Dopo i recenti fatti di cronaca, la violenza di genere è assurta finalmente ad argomento di discussione, anche se troppo spesso ancora la strumentalizzazione distrugge di notte quello che di buono di giorno viene tessuto.
Per capire questo fenomeno bisogna partire dal comprendere la sua natura multifattoriale.
E’ ovvio che, purtroppo, ancora siano ben radicate discriminazioni di genere, per fattori sociali, culturali e storici che contribuiscono a ostacolare l’uguaglianza tra i sessi.
Analizzando il contesto storico, si nota che la violenza di genere è presente da secoli, alimentata da religione, ideologie e politica. La criminologia sottolinea che la violenza di genere colpisce donne di tutte le età e continenti, quasi sempre inserendosi in relazioni sentimentali.
Fattori di vulnerabilità rendono dura la lotta per debellare questo devastante fenomeno e sono rappresentati anche da comportamenti ambivalenti delle donne come la paura di uscire dal rapporto violento che però è causato dalla mancanza di servizi di supporto. Il potenziamento di case rifugio, di percorsi protetti sia nelle strutture sanitarie che nelle caserme delle forze dell’ordine, l’istruzione di personale altamente specializzato e qualificato dovrebbe essere prioritario se si pensa che ad oggi esistono in Italia solo 716 strutture specializzate, di cui 350 centri antiviolenza e 366 case rifugio come riferisce Telefono Rosa che risponde al numero 1522. Queste strutture di ricovero e protezione hanno appena 2502 posti letto con un coefficiente nazionale di 0,41 sulla popolazione femminile di più di 14 anni quando il coefficiente di riferimento dovrebbe essere pari a 2. In testa il Trentino Alto Adige con 3,4 ed in coda l’Umbria con 0,2. Qui si comprende come certi aspetti abbiano trattazioni così diverse in ambiti così simili e delicati. Per questo le donne troppo spesso stentano pericolosamente a smarcarsi dai loro aguzzini.
La recente normativa internazionale ed anche italiana sta tentando di agevolare le azioni preventive come l’allontanamento precoce ma restano ostacoli non secondari come per esempio l’affido condiviso della prole che rappresenta uno degli elementi che costringono a rivedere chi esercita violenza esponendo a rischi la donna. Vi sono poi ostacoli come la disabilità fisica o psichica che se non protetta porta ad esporre al pericolo le portatrici di handicap. Anche qui la differenza tra regioni e’ importante ed andrebbe trattata attraverso un innalzamento dei LEA, i livelli essenziali di assistenza decisi dalle politiche sanitarie.

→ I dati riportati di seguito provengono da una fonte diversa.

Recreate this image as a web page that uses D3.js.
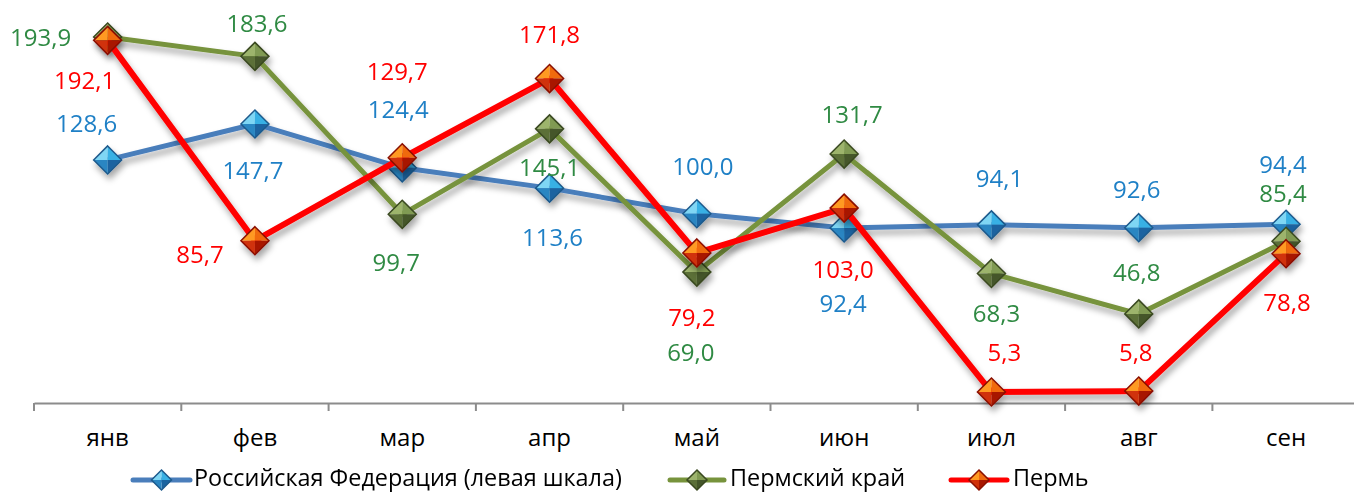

Si comprende allora il perché l’Italia sia descritta in Europa, come ai primi passi nella comprensione di questo fenomeno ed intanto, soprattutto ultimamente, asimmetrie di genere e linguaggio sessista indicano una recessione dalla parità formale.
Dal punto di vista criminologico, le vittime sono spesso donne istruite, e la violenza può manifestarsi in forma di femminicidio, spesso preceduto da atti persecutori. Gli autori di violenza di genere sono descritti come uomini istruiti con una mentalità maschilista e patriarcale, con il controllo paranoico come causa principale. Sono evidenziati disturbi psichiatrici come il disturbo borderline e paranoide tra gli autori di tali violenze.
Il termine "femminicidio" indica un fenomeno profondamente radicato nella storia, spesso ignorato o sottovalutato, ora percepito come intollerabile e oggetto di denuncia sociale.
L’educazione al rispetto dell’altra parte appare più che mai urgente: l’impegno delle istituzioni scolastiche fin dalla prima infanzia sembra l’unica via percorribile. Istituzionalizzare un percorso ben strutturato e durevole alla educazione sentimentale e sessuale urge. Solo così finalmente potremo smettere di contare femminicidi e violenze sessuali.